Неведомая, прекрасная и темная душа самодостаточна. В ней нет Другого и быть не может, все другое — лишь проекция ее движений («Из неправильного положения моего бедра родилась женщина»); следовательно, какая бы то ни было коммуникация невозможна, она на поверхности. Другой может только отвлечь меня от моей глубины в мир готовых вещей, имитаций. Героический путь состоит в отважном приятии одиночества, «труда проникновения в Я». И единственно возможный путь встречи с Я - «труд создания произведения».
И вместе с тем и Пруст и Мамардашвили говорят вещи, никак не увязываемые с этой самоцентрированностью. Главным в конце концов оказывается особое, непроизвольное воспоминание: «то, чего нельзя вызвать». Оно явно не в наших руках; больше того — оно как будто вопреки нам: так пронзающее воспоминание бабушки является вопреки Марселю! «Наше полное присутствие является непроизвольным». Каким же образам тогда применимо здесь представление о мужестве? Я думаю, таким: мужество состоит в том, чтобы не отклонить того неизбежного страдания, которое предлагает явление настоящего.
Мамардашвили много говорит о страдании, о боли, которую несет с собой такое епифаническое явление предмета в его красоте. Ибо такая красота — уже не красота эстетической дали: она разбивает нас. Это боль собственного изменения, страдание своей — частичной — смерти, болезненность рождения неизвестного Я. И мужество, и риск состоят в том, чтобы остаться без уловок самосохранения и принять эту опасность, за которой может последовать новое. Готовые формы тем и соблазнительны, что они обещают, что все обойдется без страданий, но и без этой «новой растроганности» — «каким-то незнакомым мне присутствием, божественным присутствием... это существо было я и больше, чем я» (как говорит о себе, посещенном памятью бабушки, Марсель).
Но окончательный и неожиданный переход к Другому в последней лекции связан не только с этими «явлениями метафизического», не с этими епифаниями и прояснениями сознания, а с неожиданно введенной темой множественности субъектов. Если абсолютная нулевая субъективность предполагается за каждым другим человеком (а не только за Марселем и рассказчиком), тогда тема некоммуникабельности приобретает совсем другой смысл. Тогда эта некоммуникабельность другого субъекта — не обреченность на одиночество. Наоборот. Это правильная связь. Это сохранение за тем, с кем ты входишь в общение, очарования и достоинства, невмешательство со своей интерпретацией в то, во что нельзя вмешиваться, что нельзя понимать, поскольку «претензией понять мы уничтожаем бытие». «И я должен принимать в других лишь то, что неприкосновенно для меня, это очерчено магическим кругом». Качества в Другом (в том числе, порочные качества), которые я вижу и готов объяснить,— в той же мере «упаковки» какой-то иной, высшей страсти, что и мои качества,— внешняя оболочка моего «эксперимента веры», моего стремления к бесконечному, к тайне, к новому.

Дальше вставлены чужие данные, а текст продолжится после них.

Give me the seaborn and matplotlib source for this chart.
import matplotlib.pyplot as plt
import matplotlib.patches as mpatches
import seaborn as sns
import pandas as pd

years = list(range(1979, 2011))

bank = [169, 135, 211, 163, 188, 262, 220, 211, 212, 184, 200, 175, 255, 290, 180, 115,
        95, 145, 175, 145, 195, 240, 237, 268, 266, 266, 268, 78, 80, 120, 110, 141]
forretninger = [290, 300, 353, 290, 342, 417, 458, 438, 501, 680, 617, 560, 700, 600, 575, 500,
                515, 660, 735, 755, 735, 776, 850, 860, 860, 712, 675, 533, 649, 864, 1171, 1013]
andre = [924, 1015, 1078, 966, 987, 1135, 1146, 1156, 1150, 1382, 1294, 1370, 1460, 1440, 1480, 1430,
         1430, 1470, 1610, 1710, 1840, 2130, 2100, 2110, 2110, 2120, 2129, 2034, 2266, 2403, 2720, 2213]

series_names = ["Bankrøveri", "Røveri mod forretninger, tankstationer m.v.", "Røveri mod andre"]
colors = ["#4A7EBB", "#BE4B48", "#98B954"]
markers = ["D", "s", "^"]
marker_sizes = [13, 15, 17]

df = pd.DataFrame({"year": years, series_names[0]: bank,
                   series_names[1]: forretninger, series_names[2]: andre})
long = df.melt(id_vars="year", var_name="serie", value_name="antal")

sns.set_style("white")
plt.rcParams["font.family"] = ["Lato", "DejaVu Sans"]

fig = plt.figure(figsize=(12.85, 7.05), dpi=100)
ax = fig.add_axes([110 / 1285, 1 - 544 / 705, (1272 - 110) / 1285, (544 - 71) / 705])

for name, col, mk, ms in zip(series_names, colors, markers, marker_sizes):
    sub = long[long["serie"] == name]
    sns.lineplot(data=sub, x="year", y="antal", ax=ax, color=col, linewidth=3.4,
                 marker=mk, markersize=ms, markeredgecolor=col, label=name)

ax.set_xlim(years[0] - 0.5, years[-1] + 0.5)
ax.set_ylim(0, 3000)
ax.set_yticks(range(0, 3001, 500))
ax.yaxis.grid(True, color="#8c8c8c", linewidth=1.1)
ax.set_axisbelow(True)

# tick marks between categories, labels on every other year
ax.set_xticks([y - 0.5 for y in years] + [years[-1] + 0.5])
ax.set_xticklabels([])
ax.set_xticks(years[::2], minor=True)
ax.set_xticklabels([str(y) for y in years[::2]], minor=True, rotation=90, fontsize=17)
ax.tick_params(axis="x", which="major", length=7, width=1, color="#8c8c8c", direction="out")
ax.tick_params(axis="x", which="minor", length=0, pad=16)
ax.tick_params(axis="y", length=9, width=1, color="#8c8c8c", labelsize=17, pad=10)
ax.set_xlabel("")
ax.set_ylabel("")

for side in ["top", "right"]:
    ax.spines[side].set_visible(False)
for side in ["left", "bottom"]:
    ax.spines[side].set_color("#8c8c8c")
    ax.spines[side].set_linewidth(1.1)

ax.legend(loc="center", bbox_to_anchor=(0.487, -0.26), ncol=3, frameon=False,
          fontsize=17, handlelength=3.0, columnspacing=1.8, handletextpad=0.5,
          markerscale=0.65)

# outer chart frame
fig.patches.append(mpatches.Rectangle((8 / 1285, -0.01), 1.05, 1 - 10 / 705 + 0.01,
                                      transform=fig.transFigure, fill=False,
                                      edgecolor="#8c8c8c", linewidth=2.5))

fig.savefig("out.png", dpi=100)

Это изумительное открытие Другого как Другого происходит, когда Марсель рассуждает о том, почему Альбертина никогда не признавалась ему в своих порочных наклонностях- Потому что «никто не желает открыть свою душу до конца», и не из закоренелости в пороке, не из порабощенности своим пороком, как объяснит расхожая мораль: а потому что не хочет «отдать на растерзанье» главного и незавершенного в себе, абсолютного поиска, который в пороке лишь нашел себе «неадекватную форму». И эта- то форма, будучи открытой, будет понята как последняя данность, как окончательное объяснение всего, что происходит. Пруст и Мамардашвили (с еще большей страстью, чем Пруст) утверждают, что порок — это не более как маска: неудачная неловкая маска, penchent, за которой — благородный порыв человеческого существа к бесконечному. Как было замечено прежде, «зло делается потому, что в него может быть вложен пафос — бег справедливости и добра». И любовь, таким образом, состоит в некотором глубочайшем непонимании: в необщении с тем, что самому человеку в себе неведомо.
Но не только этим очерчиванием «магического круга очарования», этим сохранением неприкосновенности Другого дело кончается. Оно кончается чем-то большим: оно кончается восполнением.
Художник (и мыслитель) общается с неведомым, восполняя ведомое до неведомого. «Работая в свете», он знает то, что, скажем, сама Альбертина не знает о себе, даже когда она инстинктивно надеется, что ее порок, быть может,— это эксперимент с бесконечным.